The UN statement demanded the campaign be “immediately halted.” It added: “Given the large number of people arrested, there is a high likelihood that many people may have been arbitrarily detained, without due regard for their rights.”
The Bangladesh Mahila Parishad (Women’s Council of Bangladesh), a human rights organisation, denounced the killings and demanded legislation to make the law enforcement agencies “accountable for human rights violations.”
Supreme Court Bar Association president Zainul Abedin demanded the government stop “extra-judicial killings” and follow “the due process of the law.” Human Rights Watch Asia director Brad Adams said: “Until this spate of killings is independently investigated and proper procedures are put in place to protect the public, the campaign should be suspended.”
These appeals will change nothing. Any inquiry organised by the Hasina government will be a cover-up to protect the state forces and their murderous operations.
Hasina has dismissed condemnations of the repression, claiming that those killed are all drug dealers. “You might think that this is a violation of human rights,” she said, but “could you show me one innocent person who has been caught up in the middle [of this]?”
Home Minister Asaduzzaman Khan told CNN the campaign will continue until the problem is brought under control.
As anger mounted against the repression, the Stalinist Communist Party of Bangladesh (CPB) and Socialist Party of Bangladesh (SPB) announced they would join protests against the extrajudicial killings. The CPB and SPB, however, tacitly support the crackdown, advising the government to “curb the drug menace with iron hands through strict enforcement of the law.”
On June 14, US State Department spokesperson Heather Nauert issued a statement voicing “concerns.” She urged the government “to conduct thorough and transparent investigations into all credible reports of extrajudicial killings” and “to fully meet its human rights obligations.”
Washington’s concern is bogus.

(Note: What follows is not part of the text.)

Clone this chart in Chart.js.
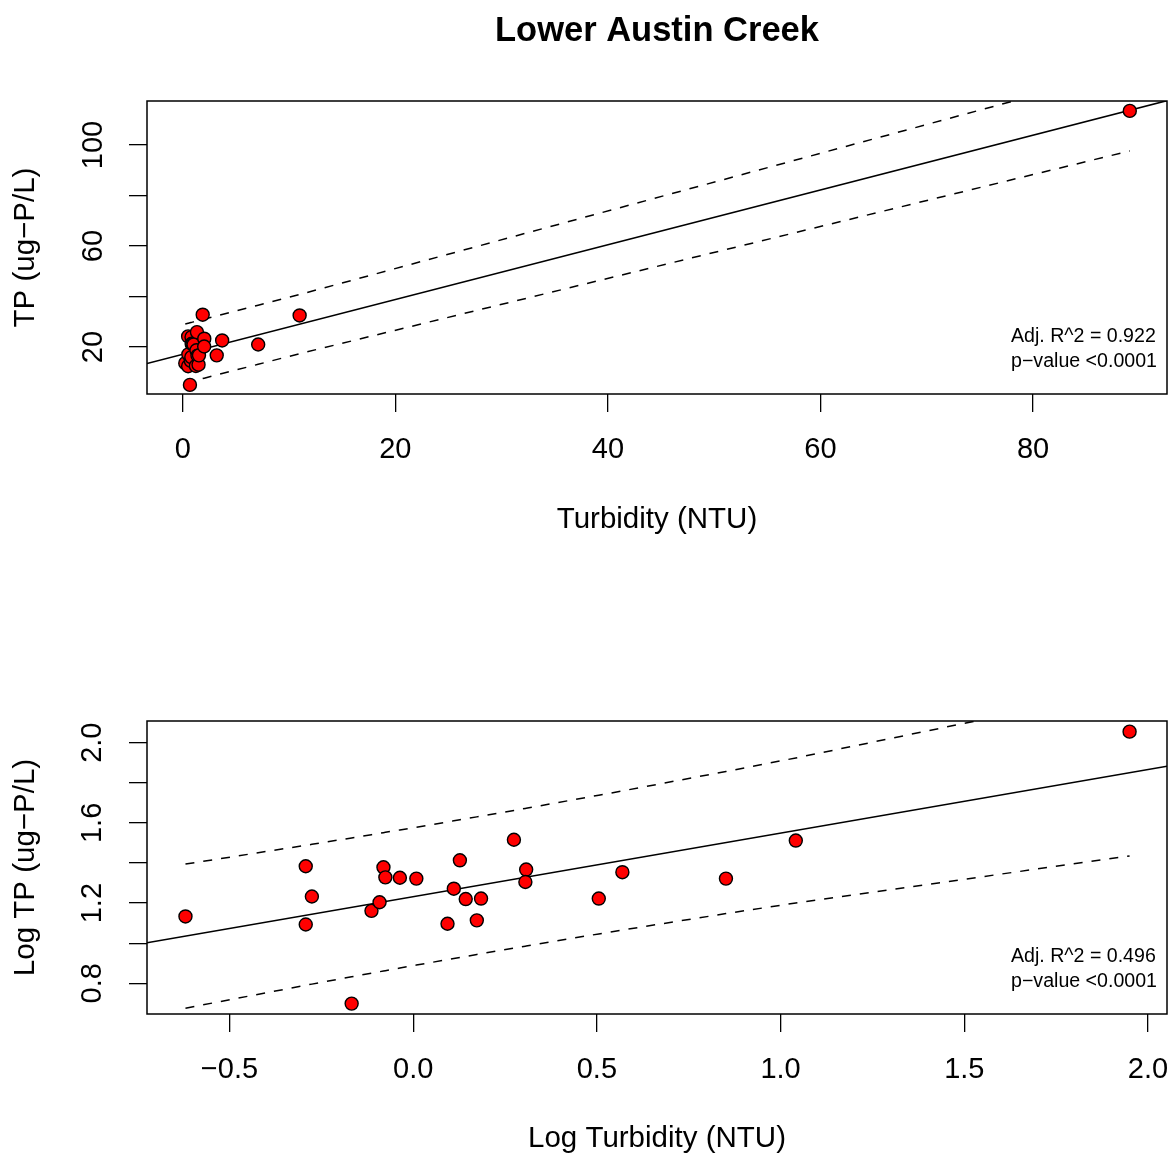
<!DOCTYPE html>
<html>
<head>
<meta charset="utf-8">
<title>Lower Austin Creek</title>
<script src="https://cdn.jsdelivr.net/npm/chart.js@4.4.0/dist/chart.umd.min.js"></script>
<style>
  html, body { margin: 0; padding: 0; background: #fff; }
  .panel { position: absolute; left: 0; width: 1171px; }
</style>
</head>
<body>
<div class="panel" style="top:0;height:580px"><canvas id="topChart" width="1171" height="580"></canvas></div>
<div class="panel" style="top:580px;height:579px"><canvas id="logChart" width="1171" height="579"></canvas></div>
<script>
// values
const turbidity = [0.24, 0.51, 0.53, 0.51, 0.68, 0.77, 0.81, 0.83, 0.84, 0.92, 1.02, 1.24, 1.29,
                   1.34, 1.39, 1.49, 1.53, 1.88, 2.03, 2.02, 3.2, 3.71, 7.1, 11.0, 89.1];
const tp = [13.6, 24.2, 17.1, 12.4, 5.0, 14.5, 16.0, 23.9, 21.3, 21.2, 21.0, 12.5, 18.7,
            25.9, 16.6, 13.0, 16.7, 32.8, 23.3, 20.2, 16.7, 22.6, 21.0, 32.5, 113.5];
const logTurbidity = turbidity.map(v => Math.log10(v));
const logTp = tp.map(v => Math.log10(v));

const topXTicks = [0, 20, 40, 60, 80];
const topYTicks = [20, 40, 60, 80, 100];
const topYLabels = [20, 60, 100];
const logXTicks = [-0.5, 0, 0.5, 1, 1.5, 2];
const logYTicks = [0.8, 1.0, 1.2, 1.4, 1.6, 1.8, 2.0];
const logYLabels = [0.8, 1.2, 1.6, 2.0];

const chartTitle = 'Lower Austin Creek';
const topStats = ['Adj. R^2 = 0.922', 'p\u2212value <0.0001'];
const logStats = ['Adj. R^2 = 0.496', 'p\u2212value <0.0001'];

const FONT = "'Liberation Sans', Arial, Helvetica, sans-serif";
const T975 = 2.0687; // t quantile, 23 df

Chart.defaults.font.family = FONT;
Chart.defaults.color = '#000';

function fitLine(xs, ys) {
  const n = xs.length;
  const mx = xs.reduce((a, b) => a + b, 0) / n;
  const my = ys.reduce((a, b) => a + b, 0) / n;
  let sxx = 0, sxy = 0;
  for (let i = 0; i < n; i++) {
    sxx += (xs[i] - mx) * (xs[i] - mx);
    sxy += (xs[i] - mx) * (ys[i] - my);
  }
  const b = sxy / sxx, a = my - b * mx;
  let sse = 0;
  for (let i = 0; i < n; i++) sse += Math.pow(ys[i] - a - b * xs[i], 2);
  return { a, b, mx, sxx, n, s: Math.sqrt(sse / (n - 2)) };
}

// prediction interval, evaluated at the observed x values
function band(fit, xs, sign) {
  return xs.slice().sort((p, q) => p - q).map(x => ({
    x: x,
    y: fit.a + fit.b * x + sign * T975 * fit.s * Math.sqrt(1 + 1 / fit.n + Math.pow(x - fit.mx, 2) / fit.sxx)
  }));
}

const boxPlugin = {
  id: 'box',
  afterDraw(chart) {
    const { ctx, chartArea: ca } = chart;
    ctx.save();
    ctx.strokeStyle = '#000';
    ctx.lineWidth = 1.5;
    ctx.strokeRect(ca.left, ca.top, ca.right - ca.left, ca.bottom - ca.top);
    const lines = chart.options.plugins.box.stats;
    ctx.font = '19.6px ' + FONT;
    ctx.fillStyle = '#000';
    ctx.textAlign = 'left';
    ctx.textBaseline = 'alphabetic';
    ctx.fillText(lines[0], ca.right - 156, ca.bottom - 52);
    ctx.fillText(lines[1], ca.right - 156, ca.bottom - 27);
    if (chart.options.plugins.box.title) {
      ctx.font = 'bold 34.5px ' + FONT;
      ctx.textAlign = 'center';
      ctx.fillText(chart.options.plugins.box.title, (ca.left + ca.right) / 2, 41);
    }
    ctx.restore();
  }
};

function makeChart(id, xs, ys, opt) {
  const fit = fitLine(xs, ys);
  const pts = xs.map((x, i) => ({ x: x, y: ys[i] }));
  const fmt = v => opt.digits ? v.toFixed(opt.digits).replace('-', '\u2212') : String(v);
  const gridOpts = { drawOnChartArea: false, drawTicks: true, tickLength: 18, tickColor: '#000', tickWidth: 1.3, lineWidth: 1.3 };
  return new Chart(document.getElementById(id), {
    type: 'scatter',
    data: {
      datasets: [
        { data: pts, pointRadius: 6.5, pointHoverRadius: 6.5, backgroundColor: '#ff0000', borderColor: '#000', borderWidth: 1.4 },
        { data: [{ x: opt.xMin, y: fit.a + fit.b * opt.xMin }, { x: opt.xMax, y: fit.a + fit.b * opt.xMax }],
          showLine: true, pointRadius: 0, borderColor: '#000', borderWidth: 1.5, clip: 0 },
        { data: band(fit, xs, 1), showLine: true, pointRadius: 0, borderColor: '#000', borderWidth: 1.5, borderDash: [9, 9], clip: 0 },
        { data: band(fit, xs, -1), showLine: true, pointRadius: 0, borderColor: '#000', borderWidth: 1.5, borderDash: [9, 9], clip: 0 }
      ]
    },
    options: {
      responsive: false,
      animation: false,
      events: [],
      layout: { autoPadding: false, padding: { top: opt.padTop, right: 4, left: 0, bottom: 0 } },
      plugins: {
        legend: { display: false },
        tooltip: { enabled: false },
        box: { stats: opt.stats, title: opt.title }
      },
      scales: {
        x: {
          type: 'linear', min: opt.xMin, max: opt.xMax,
          afterBuildTicks: s => { s.ticks = opt.xTicks.map(v => ({ value: v })); },
          afterFit: s => { s.height = opt.xAxisHeight; s.paddingLeft = 0; s.paddingRight = 0; },
          grid: gridOpts,
          border: { display: false },
          ticks: { autoSkip: false, maxRotation: 0, padding: 20.6, font: { size: 29 }, callback: v => fmt(v) },
          title: { display: true, text: opt.xTitle, font: { size: 29.5 }, padding: { top: 0, bottom: opt.xTitlePad } }
        },
        y: {
          type: 'linear', min: opt.yMin, max: opt.yMax,
          afterBuildTicks: s => { s.ticks = opt.yTicks.map(v => ({ value: v })); },
          afterFit: s => { s.width = 147; s.paddingTop = 0; s.paddingBottom = 0; },
          grid: gridOpts,
          border: { display: false },
          ticks: {
            autoSkip: false, minRotation: 90, maxRotation: 90, crossAlign: 'center',
            padding: opt.yTickPad, font: { size: 29 },
            callback: v => opt.yLabels.some(l => Math.abs(l - v) < 1e-9) ? fmt(v) : ''
          },
          title: { display: true, text: opt.yTitle, font: { size: 29.5 }, padding: { top: 8, bottom: 0 } }
        }
      }
    },
    plugins: [boxPlugin]
  });
}

makeChart('topChart', turbidity, tp, {
  xMin: -3.36, xMax: 92.6, yMin: 1.39, yMax: 117.43,
  xTicks: topXTicks, yTicks: topYTicks, yLabels: topYLabels, digits: 0,
  padTop: 101, xAxisHeight: 186, xTitlePad: 42.3, yTickPad: 10.8,
  xTitle: 'Turbidity (NTU)', yTitle: 'TP (ug\u2212P/L)',
  stats: topStats, title: chartTitle
});

makeChart('logChart', logTurbidity, logTp, {
  xMin: -0.7245, xMax: 2.0517, yMin: 0.647, yMax: 2.108,
  xTicks: logXTicks, yTicks: logYTicks, yLabels: logYLabels, digits: 1,
  padTop: 141, xAxisHeight: 145, xTitlePad: 2.3, yTickPad: 15.8,
  xTitle: 'Log Turbidity (NTU)', yTitle: 'Log TP (ug\u2212P/L)',
  stats: logStats, title: null
});
</script>
</body>
</html>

The killing of innocent civilians, mainly youth, by police shootings, has been commonplace in the US under the both the Trump and Obama administrations, as is the arrest and jailing of so-called illegal immigrant workers and their children.

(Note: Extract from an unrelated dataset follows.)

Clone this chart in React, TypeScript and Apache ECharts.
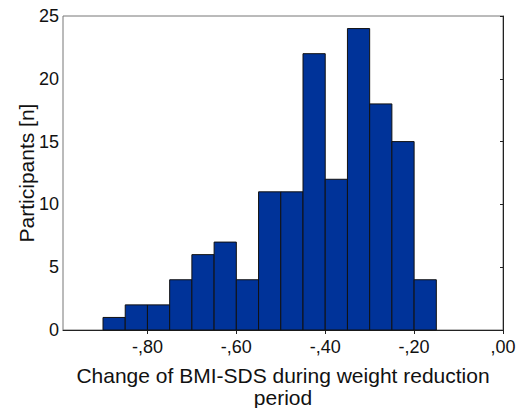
import React, { useEffect, useRef } from "react";
import * as echarts from "echarts";

const binStarts = [-0.9, -0.85, -0.8, -0.75, -0.7, -0.65, -0.6, -0.55, -0.5, -0.45, -0.4, -0.35, -0.3, -0.25, -0.2];
const binWidth = 0.05;
const counts = [1, 2, 2, 4, 6, 7, 4, 11, 11, 22, 12, 24, 18, 15, 4];
const xTickValues = [-0.8, -0.6, -0.4, -0.2, 0];

const fmt = (v: number) => {
  const s = Math.abs(v).toFixed(2).replace("0.", ",");
  return v < -1e-9 ? "-" + s : s;
};

export default function App() {
  const ref = useRef<HTMLDivElement>(null);
  useEffect(() => {
    if (!ref.current) return;
    document.body.style.margin = "0";
    const chart = echarts.init(ref.current, null, { renderer: "svg" });
    const data = binStarts.map((s, i) => [s, s + binWidth, counts[i]]);
    const font = "'Liberation Sans', Arial, sans-serif";
    chart.setOption({
      animation: false,
      grid: {
        left: 63,
        right: 16,
        top: 16,
        bottom: 78,
        containLabel: false,
        outerBoundsMode: "none",
        show: true,
        borderColor: "#777",
        borderWidth: 1,
        backgroundColor: "transparent",
      },
      xAxis: {
        type: "value",
        min: -0.99,
        max: 0,
        name: "Change of BMI-SDS during weight reduction\nperiod",
        nameLocation: "middle",
        nameGap: 34,
        nameMoveOverlap: false,
        nameTextStyle: { fontFamily: font, fontSize: 21, color: "#111", lineHeight: 22 },
        axisLine: { show: true, onZero: false, lineStyle: { color: "#222", width: 1 } },
        axisTick: { show: true, customValues: xTickValues, length: 4, lineStyle: { color: "#222" } },
        axisLabel: {
          customValues: xTickValues,
          formatter: (v: number) => fmt(v),
          fontFamily: font,
          fontSize: 18,
          color: "#111",
          margin: 8,
        },
        splitLine: { show: false },
      },
      yAxis: {
        type: "value",
        min: 0,
        max: 25,
        interval: 5,
        name: "Participants [n]",
        nameLocation: "middle",
        nameGap: 26,
        nameMoveOverlap: false,
        nameTextStyle: { fontFamily: font, fontSize: 21, color: "#111" },
        axisLine: { show: true, lineStyle: { color: "#222", width: 1 } },
        axisTick: { show: true, length: 3, lineStyle: { color: "#222" } },
        axisLabel: { fontFamily: font, fontSize: 18, color: "#111", margin: 4 },
        splitLine: { show: false },
      },
      series: [
        {
          type: "custom",
          data,
          renderItem: (params: any, api: any) => {
            const p0 = api.coord([api.value(0), api.value(2)]);
            const p1 = api.coord([api.value(1), 0]);
            return {
              type: "rect",
              shape: { x: p0[0], y: p0[1], width: p1[0] - p0[0], height: p1[1] - p0[1] },
              style: { fill: "#003399", stroke: "#111", lineWidth: 1 },
            };
          },
          encode: { x: [0, 1], y: 2 },
        },
      ],
    });
    return () => chart.dispose();
  }, []);
  return <div ref={ref} style={{ width: 519, height: 408 }} />;
}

The US regards its relations with the Hasina government as crucial to its geo-political interests in South Asia and its military and economic efforts to undermine China’s influence in the region. Washington’s real concern is that mass opposition to Hasina’s measures will draw in key sections of the working class fighting for higher wages and better working conditions and destabilise her regime.
The government mobilised thousands of police in the lead-up to the June 15 holiday marking the end of Ramadan, worried that ongoing demands by garment workers over unpaid wages and religious festival allowances could erupt across the country. In Chittagong, metropolitan police commissioner Mahbubur Rahman deployed 4,000 police and plain-clothes officials across the city “to avert any untoward situation.”

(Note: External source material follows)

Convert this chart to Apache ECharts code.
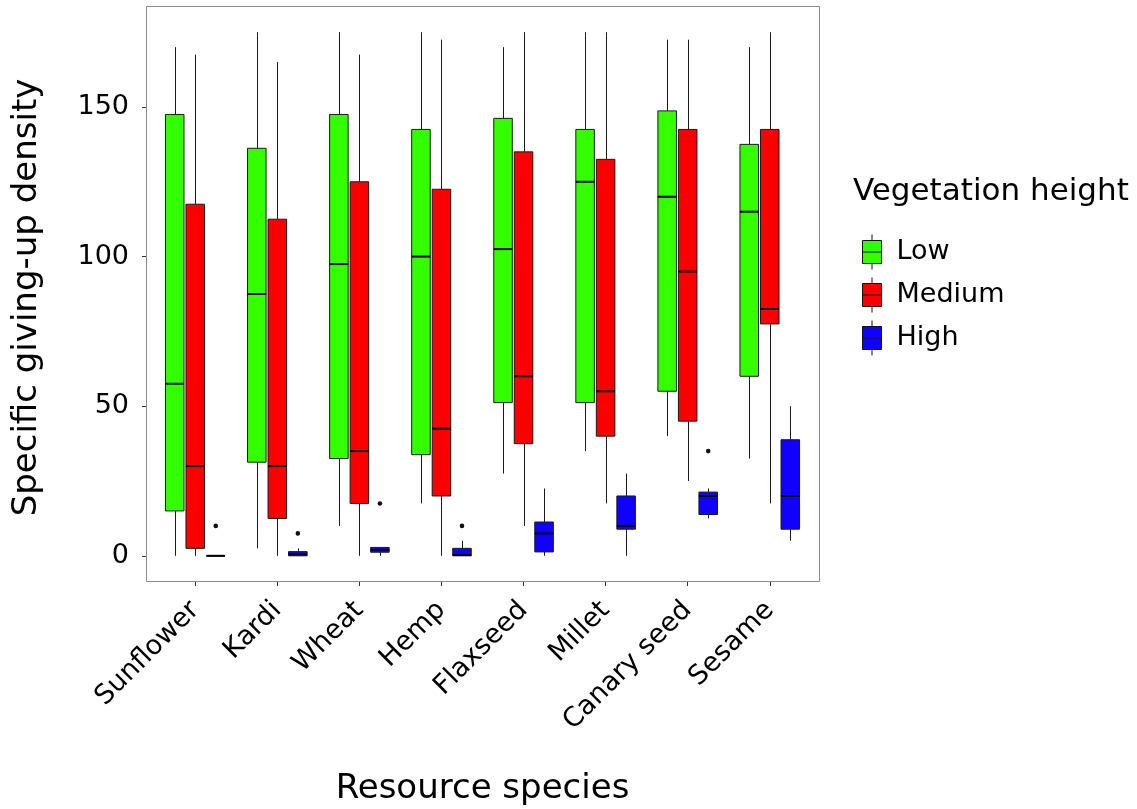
<!DOCTYPE html>
<html>
<head>
<meta charset="utf-8">
<script src="https://cdn.jsdelivr.net/npm/echarts@6/dist/echarts.min.js"></script>
<style>
  html, body { margin: 0; padding: 0; background: #fff; }
  #chart { width: 1137px; height: 809px; }
</style>
</head>
<body>
<div id="chart"></div>
<script>
// Resource species on the x axis
const categories = ['Sunflower', 'Kardi', 'Wheat', 'Hemp', 'Flaxseed', 'Millet', 'Canary seed', 'Sesame'];

// Box statistics per species: [lower whisker, Q1, median, Q3, upper whisker]
const lowStats = [
  [0, 15, 57.5, 147.5, 170],
  [2.5, 31.3, 87.5, 136.2, 175],
  [10, 32.5, 97.5, 147.5, 175],
  [17.5, 33.8, 100, 142.5, 175],
  [27.5, 51.2, 102.5, 146.2, 170],
  [35, 51.2, 125, 142.5, 175],
  [40, 55, 120, 148.7, 172.5],
  [32.5, 60, 115, 137.5, 170]
];
const mediumStats = [
  [0, 2.5, 30, 117.5, 167.5],
  [0, 12.5, 30, 112.5, 165],
  [0, 17.5, 35, 125, 167.5],
  [0, 20, 42.5, 122.5, 172.5],
  [10, 37.5, 60, 135, 175],
  [17.5, 40, 55, 132.5, 175],
  [25, 45, 95, 142.5, 172.5],
  [17.5, 77.5, 82.5, 142.5, 175]
];
const highStats = [
  [0, 0, 0, 0, 0],
  [0, 0, 0.5, 1.4, 2.5],
  [0, 1.2, 2.0, 2.8, 2.8],
  [0, 0, 0.3, 2.5, 5],
  [0, 1.3, 7.5, 11.3, 22.5],
  [0, 8.9, 10, 20, 27.5],
  [12.5, 13.8, 20, 21.3, 22.5],
  [5, 8.9, 20, 38.8, 50]
];

// Outlying observations: [species index, value]
const highOutliers = [[0, 10], [1, 7.5], [2, 17.5], [3, 10], [6, 35]];

const groupNames = ['Low', 'Medium', 'High'];
const groupColors = ['#33ff00', '#fa0000', '#1000ff'];
const yTicks = [0, 50, 100, 150];

const FONT = '"DejaVu Sans", sans-serif';
const DODGE = 0.25;     // centre spacing between dodged boxes, as a fraction of the band
const BOX_W = 0.226;    // box width, as a fraction of the band
const EDGE = '#1a1a1a';

function withIndex(stats) {
  return stats.map((s, i) => [i].concat(s));
}

function boxRenderer(slot, color) {
  return function (params, api) {
    const cat = api.value(0);
    const band = api.size([1, 0])[0];
    const cx = api.coord([cat, 0])[0] + slot * band * DODGE;
    const wx = Math.round(cx) + 0.5;   // crisp 1px whisker
    const half = band * BOX_W / 2;
    const y = k => api.coord([cat, api.value(k)])[1];
    const yMin = y(1), yQ1 = y(2), yMed = y(3), yQ3 = y(4), yMax = y(5);
    return {
      type: 'group',
      children: [
        { type: 'line', shape: { x1: wx, y1: yQ3, x2: wx, y2: yMax },
          style: { stroke: EDGE, lineWidth: 1 } },
        { type: 'line', shape: { x1: wx, y1: yQ1, x2: wx, y2: yMin },
          style: { stroke: EDGE, lineWidth: 1 } },
        { type: 'rect', shape: { x: cx - half, y: yQ3, width: half * 2, height: yQ1 - yQ3 },
          style: { fill: color, stroke: EDGE, lineWidth: 1 } },
        { type: 'line', shape: { x1: cx - half, y1: yMed, x2: cx + half, y2: yMed },
          style: { stroke: '#000', lineWidth: 2 } }
      ]
    };
  };
}

function outlierRenderer(slot) {
  return function (params, api) {
    const cat = api.value(0);
    const band = api.size([1, 0])[0];
    const p = api.coord([cat, api.value(1)]);
    return {
      type: 'circle',
      shape: { cx: p[0] + slot * band * DODGE, cy: p[1], r: 2.3 },
      style: { fill: '#111' }
    };
  };
}

const statsList = [lowStats, mediumStats, highStats];
const series = groupNames.map((name, g) => ({
  name: name,
  type: 'custom',
  xAxisIndex: 0,
  yAxisIndex: 0,
  itemStyle: { color: groupColors[g] },
  encode: { x: 0, y: [1, 2, 3, 4, 5] },
  data: withIndex(statsList[g]),
  renderItem: boxRenderer(g - 1, groupColors[g]),
  z: 2
}));
series.push({
  name: 'High outliers',
  type: 'custom',
  xAxisIndex: 0,
  yAxisIndex: 0,
  encode: { x: 0, y: 1 },
  data: highOutliers,
  renderItem: outlierRenderer(1),
  z: 3
});

// Panel geometry: discrete axis expanded by 0.6 of a category on each side
const PANEL = { left: 146, top: 6, width: 673, height: 576 };
const band = PANEL.width / (categories.length - 1 + 1.2);
const gridLeft = PANEL.left + 0.1 * band;
const gridWidth = band * categories.length;
const yMin = -8.75, yMax = 183.75;

const keyPath = 'path://M9.5,0 L9.5,6 M0,6 L19,6 L19,29 L0,29 Z M0,17.5 L19,17.5 M9.5,29 L9.5,35';

const option = {
  animation: false,
  backgroundColor: '#ffffff',
  grid: [{ left: gridLeft, top: PANEL.top, width: gridWidth, height: PANEL.height, show: false }],
  xAxis: [{
    type: 'category',
    data: categories,
    boundaryGap: true,
    axisLine: { show: false, onZero: false },
    axisTick: { show: true, alignWithLabel: true, length: 4, lineStyle: { color: '#333', width: 1 } },
    axisLabel: {
      interval: 0, rotate: 45, align: 'right', verticalAlign: 'middle', margin: 24,
      fontFamily: FONT, fontSize: 27, color: '#000'
    },
    splitLine: { show: false }
  }],
  yAxis: [{
    type: 'value',
    min: yMin,
    max: yMax,
    offset: gridLeft - PANEL.left,
    axisLine: { show: false, onZero: false },
    axisTick: { show: true, length: 4, customValues: yTicks, lineStyle: { color: '#333', width: 1 } },
    axisLabel: { customValues: yTicks, margin: 17, fontFamily: FONT, fontSize: 27, color: '#000' },
    splitLine: { show: false }
  }],
  legend: {
    orient: 'vertical',
    left: 857,
    top: 229,
    itemWidth: 19,
    itemHeight: 35,
    itemGap: 7,
    data: groupNames.map(n => ({ name: n, icon: keyPath })),
    itemStyle: { borderColor: '#111', borderWidth: 1 },
    textStyle: { fontFamily: FONT, fontSize: 27, color: '#000', padding: [0, 0, 0, 10] },
    selectedMode: false
  },
  graphic: [
    {
      type: 'rect', silent: true, z: 0,
      shape: { x: PANEL.left + 0.5, y: PANEL.top + 0.5, width: PANEL.width, height: PANEL.height - 1 },
      style: { fill: 'none', stroke: '#8c8c8c', lineWidth: 1 }
    },
    {
      type: 'text', silent: true, x: (PANEL.left + PANEL.left + PANEL.width) / 2, y: 789,
      style: { text: 'Resource species', font: '34px ' + FONT, fill: '#000', align: 'center', verticalAlign: 'middle' }
    },
    {
      type: 'text', silent: true, x: 27, y: 297.5, rotation: Math.PI / 2,
      style: { text: 'Specific giving-up density', font: '34px ' + FONT, fill: '#000', align: 'center', verticalAlign: 'middle' }
    },
    {
      type: 'text', silent: true, x: 853, y: 192,
      style: { text: 'Vegetation height', font: '31px ' + FONT, fill: '#000', align: 'left', verticalAlign: 'middle' }
    }
  ],
  series: series
};

const chart = echarts.init(document.getElementById('chart'), null, { renderer: 'canvas' });
chart.setOption(option);
</script>
</body>
</html>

There has been no national strike action, but hundreds of garment workers from the Paradise Group, Westeria Textile and Positive Fashionwear in Dhaka demonstrated earlier this month to demand unpaid wages and allowances.
Tens of thousands of non-government teachers are also in conflict with the government because it has not included them in the Monthly Pay Order (MPO). They say the government, which previously promised to pay them under this system, ignored them in the 2018–2019 budget.
Under the MPO, the government pays salaries and benefits to teachers of non-government schools, colleges and technical institutions. There are about 80,000 teachers of 5,000 non-government schools, colleges and technical institutions. The dispute remains unresolved.